Exercise directions: Quote the whole listing word for word. Do not include the pictures.

Dataset content:

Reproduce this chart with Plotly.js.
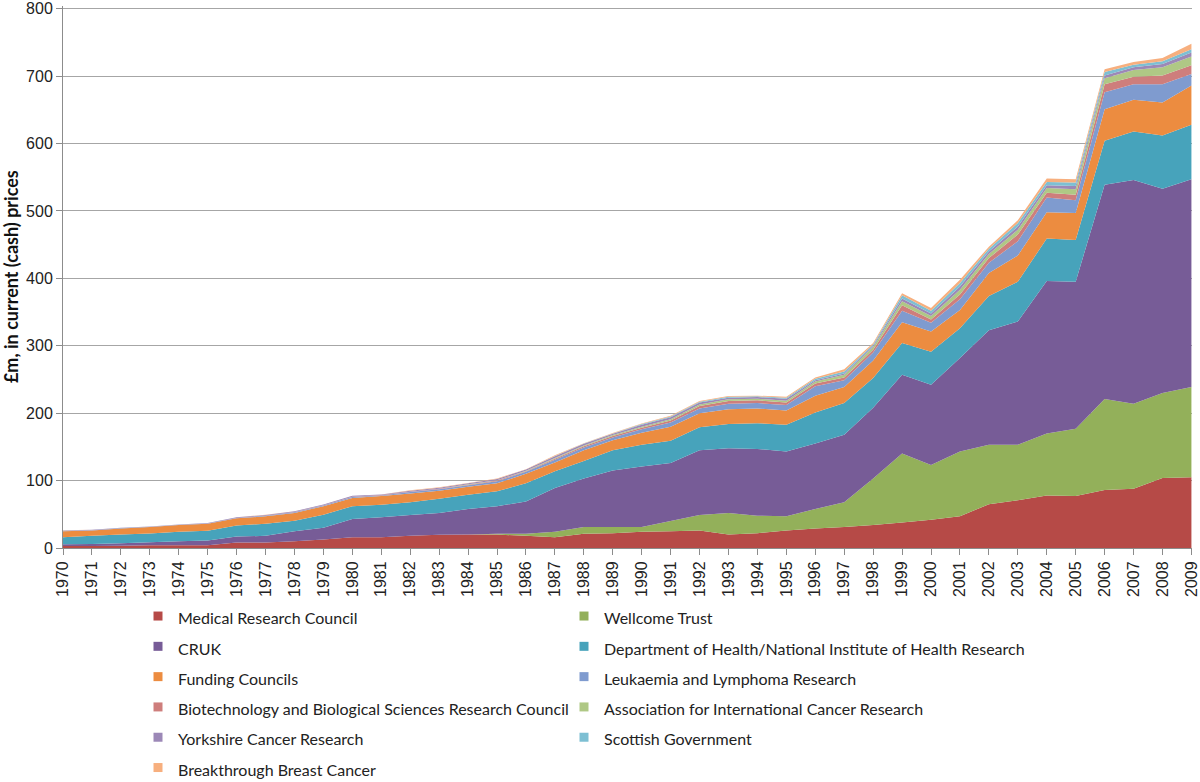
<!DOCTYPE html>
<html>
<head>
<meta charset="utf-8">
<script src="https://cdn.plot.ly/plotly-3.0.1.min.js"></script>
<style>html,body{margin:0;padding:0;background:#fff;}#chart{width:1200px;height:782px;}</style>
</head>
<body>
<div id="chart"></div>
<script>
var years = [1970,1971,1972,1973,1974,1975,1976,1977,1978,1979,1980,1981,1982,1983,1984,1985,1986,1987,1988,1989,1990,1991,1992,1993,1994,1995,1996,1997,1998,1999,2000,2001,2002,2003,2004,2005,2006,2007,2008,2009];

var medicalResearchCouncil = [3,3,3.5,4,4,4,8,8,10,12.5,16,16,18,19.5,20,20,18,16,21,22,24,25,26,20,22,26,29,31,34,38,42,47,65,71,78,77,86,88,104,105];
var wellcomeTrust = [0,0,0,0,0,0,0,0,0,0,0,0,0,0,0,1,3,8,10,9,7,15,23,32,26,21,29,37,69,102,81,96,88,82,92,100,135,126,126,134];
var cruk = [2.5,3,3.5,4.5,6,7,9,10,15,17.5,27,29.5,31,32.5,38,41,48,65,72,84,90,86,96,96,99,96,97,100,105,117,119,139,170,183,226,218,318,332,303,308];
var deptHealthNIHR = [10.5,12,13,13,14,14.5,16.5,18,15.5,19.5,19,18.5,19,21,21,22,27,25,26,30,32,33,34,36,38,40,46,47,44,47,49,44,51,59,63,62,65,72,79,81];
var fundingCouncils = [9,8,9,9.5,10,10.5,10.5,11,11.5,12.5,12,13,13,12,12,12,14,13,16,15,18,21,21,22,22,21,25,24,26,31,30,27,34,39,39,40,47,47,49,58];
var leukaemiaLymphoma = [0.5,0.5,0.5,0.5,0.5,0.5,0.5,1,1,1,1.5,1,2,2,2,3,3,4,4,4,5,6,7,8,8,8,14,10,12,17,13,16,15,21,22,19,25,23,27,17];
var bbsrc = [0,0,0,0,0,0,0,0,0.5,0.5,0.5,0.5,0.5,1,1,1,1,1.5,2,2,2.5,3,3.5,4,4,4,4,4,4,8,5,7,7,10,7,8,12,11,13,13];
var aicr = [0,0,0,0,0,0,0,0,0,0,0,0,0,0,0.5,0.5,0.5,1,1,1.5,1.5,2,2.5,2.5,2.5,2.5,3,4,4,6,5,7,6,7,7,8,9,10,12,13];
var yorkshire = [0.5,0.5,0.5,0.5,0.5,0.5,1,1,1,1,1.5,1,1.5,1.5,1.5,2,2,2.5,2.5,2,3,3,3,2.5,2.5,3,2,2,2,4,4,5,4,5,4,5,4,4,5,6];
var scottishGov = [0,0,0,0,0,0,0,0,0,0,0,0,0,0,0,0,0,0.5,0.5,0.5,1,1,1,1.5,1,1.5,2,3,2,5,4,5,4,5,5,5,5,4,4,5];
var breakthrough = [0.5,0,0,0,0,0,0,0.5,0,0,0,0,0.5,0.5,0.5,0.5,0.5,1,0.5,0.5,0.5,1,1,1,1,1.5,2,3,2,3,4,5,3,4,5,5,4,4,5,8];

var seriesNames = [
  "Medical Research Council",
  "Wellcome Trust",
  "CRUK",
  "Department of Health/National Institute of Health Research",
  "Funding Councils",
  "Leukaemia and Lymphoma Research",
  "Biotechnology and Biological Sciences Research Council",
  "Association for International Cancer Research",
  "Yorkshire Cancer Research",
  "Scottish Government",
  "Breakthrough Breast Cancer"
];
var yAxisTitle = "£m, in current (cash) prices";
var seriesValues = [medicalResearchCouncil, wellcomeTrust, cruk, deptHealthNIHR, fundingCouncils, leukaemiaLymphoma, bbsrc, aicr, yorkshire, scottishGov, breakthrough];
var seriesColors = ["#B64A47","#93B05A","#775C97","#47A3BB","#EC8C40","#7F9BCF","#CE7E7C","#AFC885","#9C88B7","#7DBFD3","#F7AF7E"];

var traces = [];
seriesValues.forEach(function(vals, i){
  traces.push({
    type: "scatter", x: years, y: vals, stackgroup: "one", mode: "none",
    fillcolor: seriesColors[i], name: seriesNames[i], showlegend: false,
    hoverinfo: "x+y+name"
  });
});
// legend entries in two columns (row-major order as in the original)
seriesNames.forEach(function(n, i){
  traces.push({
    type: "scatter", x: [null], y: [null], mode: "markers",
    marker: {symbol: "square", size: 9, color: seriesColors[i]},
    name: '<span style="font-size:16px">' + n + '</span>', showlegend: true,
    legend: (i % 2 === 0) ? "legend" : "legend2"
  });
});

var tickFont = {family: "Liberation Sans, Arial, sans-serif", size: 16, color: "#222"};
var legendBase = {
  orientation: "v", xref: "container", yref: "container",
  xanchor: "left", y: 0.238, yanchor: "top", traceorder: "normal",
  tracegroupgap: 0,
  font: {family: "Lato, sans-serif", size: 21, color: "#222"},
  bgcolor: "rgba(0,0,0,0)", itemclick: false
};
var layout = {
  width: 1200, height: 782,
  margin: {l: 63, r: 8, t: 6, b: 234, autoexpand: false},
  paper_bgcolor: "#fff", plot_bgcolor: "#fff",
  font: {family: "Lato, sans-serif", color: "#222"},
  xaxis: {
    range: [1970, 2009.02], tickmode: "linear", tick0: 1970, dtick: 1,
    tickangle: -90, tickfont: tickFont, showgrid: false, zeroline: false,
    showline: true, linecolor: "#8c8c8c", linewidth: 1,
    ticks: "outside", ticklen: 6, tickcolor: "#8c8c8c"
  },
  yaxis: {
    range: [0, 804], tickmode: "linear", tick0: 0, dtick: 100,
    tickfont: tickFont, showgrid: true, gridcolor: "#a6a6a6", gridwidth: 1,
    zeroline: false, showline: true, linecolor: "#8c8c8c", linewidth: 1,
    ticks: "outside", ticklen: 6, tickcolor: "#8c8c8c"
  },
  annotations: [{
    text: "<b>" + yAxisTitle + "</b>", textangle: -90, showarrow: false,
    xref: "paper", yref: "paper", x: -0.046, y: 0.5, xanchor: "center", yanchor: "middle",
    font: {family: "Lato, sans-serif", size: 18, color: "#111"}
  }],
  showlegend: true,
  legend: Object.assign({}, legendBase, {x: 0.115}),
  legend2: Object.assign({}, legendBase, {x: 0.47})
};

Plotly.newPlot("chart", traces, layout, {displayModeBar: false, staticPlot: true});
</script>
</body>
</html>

Exercise result:
Reproduce this chart with Plotly.js.
<!DOCTYPE html>
<html>
<head>
<meta charset="utf-8">
<script src="https://cdn.plot.ly/plotly-3.0.1.min.js"></script>
<style>html,body{margin:0;padding:0;background:#fff;}#chart{width:1200px;height:782px;}</style>
</head>
<body>
<div id="chart"></div>
<script>
var years = [1970,1971,1972,1973,1974,1975,1976,1977,1978,1979,1980,1981,1982,1983,1984,1985,1986,1987,1988,1989,1990,1991,1992,1993,1994,1995,1996,1997,1998,1999,2000,2001,2002,2003,2004,2005,2006,2007,2008,2009];

var medicalResearchCouncil = [3,3,3.5,4,4,4,8,8,10,12.5,16,16,18,19.5,20,20,18,16,21,22,24,25,26,20,22,26,29,31,34,38,42,47,65,71,78,77,86,88,104,105];
var wellcomeTrust = [0,0,0,0,0,0,0,0,0,0,0,0,0,0,0,1,3,8,10,9,7,15,23,32,26,21,29,37,69,102,81,96,88,82,92,100,135,126,126,134];
var cruk = [2.5,3,3.5,4.5,6,7,9,10,15,17.5,27,29.5,31,32.5,38,41,48,65,72,84,90,86,96,96,99,96,97,100,105,117,119,139,170,183,226,218,318,332,303,308];
var deptHealthNIHR = [10.5,12,13,13,14,14.5,16.5,18,15.5,19.5,19,18.5,19,21,21,22,27,25,26,30,32,33,34,36,38,40,46,47,44,47,49,44,51,59,63,62,65,72,79,81];
var fundingCouncils = [9,8,9,9.5,10,10.5,10.5,11,11.5,12.5,12,13,13,12,12,12,14,13,16,15,18,21,21,22,22,21,25,24,26,31,30,27,34,39,39,40,47,47,49,58];
var leukaemiaLymphoma = [0.5,0.5,0.5,0.5,0.5,0.5,0.5,1,1,1,1.5,1,2,2,2,3,3,4,4,4,5,6,7,8,8,8,14,10,12,17,13,16,15,21,22,19,25,23,27,17];
var bbsrc = [0,0,0,0,0,0,0,0,0.5,0.5,0.5,0.5,0.5,1,1,1,1,1.5,2,2,2.5,3,3.5,4,4,4,4,4,4,8,5,7,7,10,7,8,12,11,13,13];
var aicr = [0,0,0,0,0,0,0,0,0,0,0,0,0,0,0.5,0.5,0.5,1,1,1.5,1.5,2,2.5,2.5,2.5,2.5,3,4,4,6,5,7,6,7,7,8,9,10,12,13];
var yorkshire = [0.5,0.5,0.5,0.5,0.5,0.5,1,1,1,1,1.5,1,1.5,1.5,1.5,2,2,2.5,2.5,2,3,3,3,2.5,2.5,3,2,2,2,4,4,5,4,5,4,5,4,4,5,6];
var scottishGov = [0,0,0,0,0,0,0,0,0,0,0,0,0,0,0,0,0,0.5,0.5,0.5,1,1,1,1.5,1,1.5,2,3,2,5,4,5,4,5,5,5,5,4,4,5];
var breakthrough = [0.5,0,0,0,0,0,0,0.5,0,0,0,0,0.5,0.5,0.5,0.5,0.5,1,0.5,0.5,0.5,1,1,1,1,1.5,2,3,2,3,4,5,3,4,5,5,4,4,5,8];

var seriesNames = [
  "Medical Research Council",
  "Wellcome Trust",
  "CRUK",
  "Department of Health/National Institute of Health Research",
  "Funding Councils",
  "Leukaemia and Lymphoma Research",
  "Biotechnology and Biological Sciences Research Council",
  "Association for International Cancer Research",
  "Yorkshire Cancer Research",
  "Scottish Government",
  "Breakthrough Breast Cancer"
];
var yAxisTitle = "£m, in current (cash) prices";
var seriesValues = [medicalResearchCouncil, wellcomeTrust, cruk, deptHealthNIHR, fundingCouncils, leukaemiaLymphoma, bbsrc, aicr, yorkshire, scottishGov, breakthrough];
var seriesColors = ["#B64A47","#93B05A","#775C97","#47A3BB","#EC8C40","#7F9BCF","#CE7E7C","#AFC885","#9C88B7","#7DBFD3","#F7AF7E"];

var traces = [];
seriesValues.forEach(function(vals, i){
  traces.push({
    type: "scatter", x: years, y: vals, stackgroup: "one", mode: "none",
    fillcolor: seriesColors[i], name: seriesNames[i], showlegend: false,
    hoverinfo: "x+y+name"
  });
});
// legend entries in two columns (row-major order as in the original)
seriesNames.forEach(function(n, i){
  traces.push({
    type: "scatter", x: [null], y: [null], mode: "markers",
    marker: {symbol: "square", size: 9, color: seriesColors[i]},
    name: '<span style="font-size:16px">' + n + '</span>', showlegend: true,
    legend: (i % 2 === 0) ? "legend" : "legend2"
  });
});

var tickFont = {family: "Liberation Sans, Arial, sans-serif", size: 16, color: "#222"};
var legendBase = {
  orientation: "v", xref: "container", yref: "container",
  xanchor: "left", y: 0.238, yanchor: "top", traceorder: "normal",
  tracegroupgap: 0,
  font: {family: "Lato, sans-serif", size: 21, color: "#222"},
  bgcolor: "rgba(0,0,0,0)", itemclick: false
};
var layout = {
  width: 1200, height: 782,
  margin: {l: 63, r: 8, t: 6, b: 234, autoexpand: false},
  paper_bgcolor: "#fff", plot_bgcolor: "#fff",
  font: {family: "Lato, sans-serif", color: "#222"},
  xaxis: {
    range: [1970, 2009.02], tickmode: "linear", tick0: 1970, dtick: 1,
    tickangle: -90, tickfont: tickFont, showgrid: false, zeroline: false,
    showline: true, linecolor: "#8c8c8c", linewidth: 1,
    ticks: "outside", ticklen: 6, tickcolor: "#8c8c8c"
  },
  yaxis: {
    range: [0, 804], tickmode: "linear", tick0: 0, dtick: 100,
    tickfont: tickFont, showgrid: true, gridcolor: "#a6a6a6", gridwidth: 1,
    zeroline: false, showline: true, linecolor: "#8c8c8c", linewidth: 1,
    ticks: "outside", ticklen: 6, tickcolor: "#8c8c8c"
  },
  annotations: [{
    text: "<b>" + yAxisTitle + "</b>", textangle: -90, showarrow: false,
    xref: "paper", yref: "paper", x: -0.046, y: 0.5, xanchor: "center", yanchor: "middle",
    font: {family: "Lato, sans-serif", size: 18, color: "#111"}
  }],
  showlegend: true,
  legend: Object.assign({}, legendBase, {x: 0.115}),
  legend2: Object.assign({}, legendBase, {x: 0.47})
};

Plotly.newPlot("chart", traces, layout, {displayModeBar: false, staticPlot: true});
</script>
</body>
</html>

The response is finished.